Vitaly opened his mouth to speak, but Lyuda stopped him with a look.
“When you started the cottage renovation and couldn’t decide on the veranda design, who spent two weeks drawing sketches, choosing materials, and composing a work plan so your builders wouldn’t ruin it? Was that ‘care’? Or was that a free interior design consult that other people pay good money for? When your car was in the shop for a month, who drove across town every day after work to take you shopping, then waited an hour in the parking lot? Was that ‘respect for elders’? Or a free taxi and personal driver service?”
She spoke steadily, each word enunciated. This wasn’t a scandal; it was the reading of a bill. One that had been accruing for years, one she had never planned to present. But they had asked for it.
“All your so-called care, Klavdia Petrovna, has always had a second bottom. Your pies”—she nodded at the container on her paperwork—“are a perfect pretext to show up uninvited and check up on us. Your advice is a way to control our lives. Your ‘help’ is an investment for which you always expect dividends—in the form of my time, my energy, my nerves. You’re used to me being a convenient, multifunctional, and above all free add-on to your life. And to your son’s life.”
Klavdia Petrovna looked at her, and her face showed not wounded dignity anymore but naked, undisguised hatred. She saw her manipulations no longer worked. The girl—the daughter-in-law she had considered obedient and manageable—had suddenly shown a spine of steel.
“You…” she hissed, the word dripping poison. “You’re just ungrateful…”
“Mom, let’s go,” Vitaly finally found the nerve to intervene. He stepped to his mother and took her by the arm, thereby definitively choosing his side. He did not defend his wife. He didn’t try to understand her. He simply decided to evacuate his mother from a lost battlefield. “There’s nothing more to discuss here.”
They moved toward the exit. Standing in the hallway, Klavdia Petrovna turned and hurled the cruellest line she could muster.
“Barren fig tree,” she said quietly but distinctly. “No children, no soul. Just numbers in your head.”
Lyudmila said nothing. She watched her husband open the door for his mother. He didn’t look at his wife; his eyes were on the floor.
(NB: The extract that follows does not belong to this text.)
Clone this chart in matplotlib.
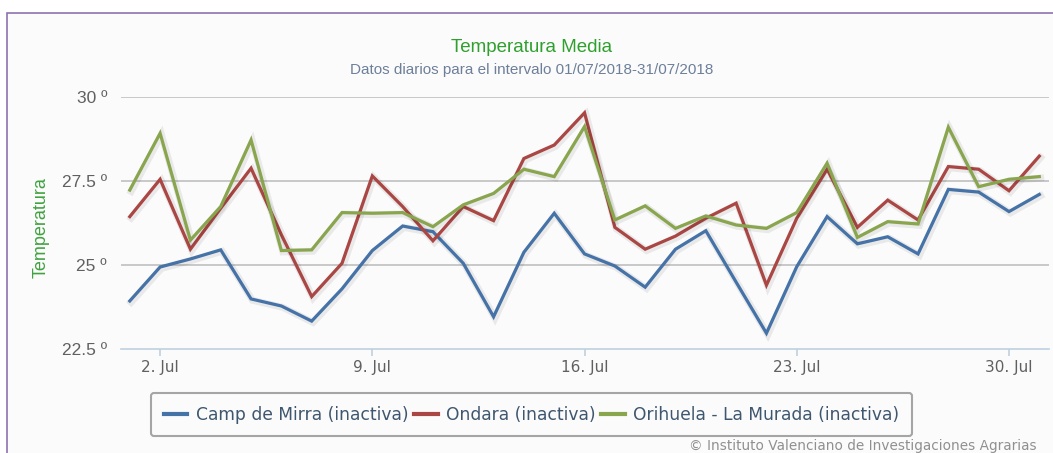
import matplotlib
matplotlib.use("Agg")
import matplotlib.pyplot as plt
import matplotlib.patheffects as pe
from matplotlib.patches import Rectangle

# daily mean temperature, July 2018
days = list(range(1, 32))
camp_de_mirra = [23.93, 24.94, 25.18, 25.45, 23.99, 23.78, 23.33, 24.29, 25.43, 26.16,
                 25.99, 25.05, 23.46, 25.38, 26.54, 25.33, 24.97, 24.34, 25.47, 26.02,
                 24.49, 22.97, 24.95, 26.44, 25.63, 25.84, 25.33, 27.25, 27.17, 26.59,
                 27.10]
ondara = [26.44, 27.55, 25.47, 26.69, 27.88, 25.90, 24.06, 25.05, 27.65, 26.74,
          25.72, 26.74, 26.32, 28.17, 28.57, 29.53, 26.12, 25.47, 25.86, 26.39,
          26.84, 24.40, 26.39, 27.85, 26.12, 26.93, 26.34, 27.93, 27.85, 27.21,
          28.24]
orihuela = [27.23, 28.92, 25.74, 26.74, 28.72, 25.43, 25.45, 26.56, 26.54, 26.56,
            26.14, 26.79, 27.13, 27.85, 27.63, 29.12, 26.34, 26.76, 26.09, 26.46,
            26.19, 26.09, 26.56, 28.03, 25.82, 26.29, 26.22, 29.10, 27.33, 27.55,
            27.63]

series_names = ["Camp de Mirra (inactiva)", "Ondara (inactiva)",
                "Orihuela - La Murada (inactiva)"]
series_colors = ["#4572A7", "#AA4643", "#89A54E"]

x_ticks = [2, 9, 16, 23, 30]
x_labels = ["2. Jul", "9. Jul", "16. Jul", "23. Jul", "30. Jul"]
y_ticks = [22.5, 25, 27.5, 30]
y_labels = ["22.5 º", "25 º", "27.5 º", "30 º"]

W, H = 1053, 453
fig = plt.figure(figsize=(W / 100, H / 100), dpi=100)
fig.patch.set_facecolor("white")

# outer chart frame (cut off at the right and bottom in the screenshot)
frame = Rectangle((6.5 / W, -0.1), 1.2, 1 - 13 / H + 0.1, transform=fig.transFigure,
                  facecolor="#fbfbfb", edgecolor="#8c72b0", linewidth=1.2, zorder=-5)
fig.patches.append(frame)

ax = fig.add_axes([121 / W, 1 - 349 / H, (1049 - 121) / W, (349 - 97) / H])
ax.set_facecolor("none")

shadow = [pe.SimpleLineShadow(offset=(1, -1), shadow_color="black", alpha=0.07, linewidth=5),
          pe.Normal()]
for vals, name, col in zip([camp_de_mirra, ondara, orihuela], series_names, series_colors):
    ax.plot(days, vals, color=col, lw=2.3, label=name, solid_joinstyle="miter",
            path_effects=shadow, zorder=3)

ax.set_xlim(0.71, 31.32)
ax.set_ylim(22.5, 30)

ax.set_yticks(y_ticks)
ax.set_yticklabels(y_labels, family="Liberation Sans", fontsize=12.5, color="#606060")
ax.tick_params(axis="y", length=0, pad=10)
for y in y_ticks[1:]:
    ax.axhline(y, color="#c0c0c0", lw=1.2, zorder=1)

ax.set_xticks(x_ticks)
ax.set_xticklabels(x_labels, family="DejaVu Sans", fontsize=11, color="#606060")
ax.tick_params(axis="x", length=5, width=1.2, color="#c0d0e0", pad=3)

for s in ["top", "right", "left"]:
    ax.spines[s].set_visible(False)
ax.spines["bottom"].set_color("#c0d0e0")
ax.spines["bottom"].set_linewidth(1.2)

ax.set_ylabel("Temperatura", family="Liberation Sans", fontsize=13, color="#3fa33f")
ax.yaxis.set_label_coords(-71 / (1049 - 121), 0.48)

fig.text(532 / W, 1 - 47 / H, "Temperatura Media", ha="center", va="center",
         family="Liberation Sans", fontsize=13.5, color="#2ea02e")
fig.text(532 / W, 1 - 70 / H, "Datos diarios para el intervalo 01/07/2018-31/07/2018",
         ha="center", va="center", family="Liberation Sans", fontsize=11, color="#6d7f99")

leg = ax.legend(loc="center", bbox_to_anchor=(531.5 / W, 1 - 414.5 / H),
                bbox_transform=fig.transFigure, ncol=3, frameon=True, fancybox=True,
                prop={"family": "DejaVu Sans", "size": 12.3}, handlelength=1.4,
                handletextpad=0.5, columnspacing=0.3, borderpad=0.75)
leg.get_frame().set_edgecolor("#909090")
leg.get_frame().set_linewidth(1.5)
leg.get_frame().set_facecolor("none")
for t in leg.get_texts():
    t.set_color("#3e576f")
for h in leg.get_lines():
    h.set_linewidth(3)
    h.set_path_effects([])

fig.text(1037 / W, 1 - 446 / H, "© Instituto Valenciano de Investigaciones Agrarias",
         ha="right", va="center", family="DejaVu Sans", fontsize=9.8, color="#909090")

fig.savefig("out.png", dpi=100)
At that moment, Lyudmila went to her desk, took the plastic container of pies still sitting on her papers, and silently followed them. She stepped into the open doorway, onto the landing, and gently—without knocking or a sound—set the container on the doormat outside her door. Then she returned to the apartment and looked straight at her husband, who still held the door handle.
“My jubilee gift to your mother,” she said in an icy, utterly calm voice. “Free of charge. A farewell.”
Only then did she close the door on him. No slam. Just the soft click of the lock.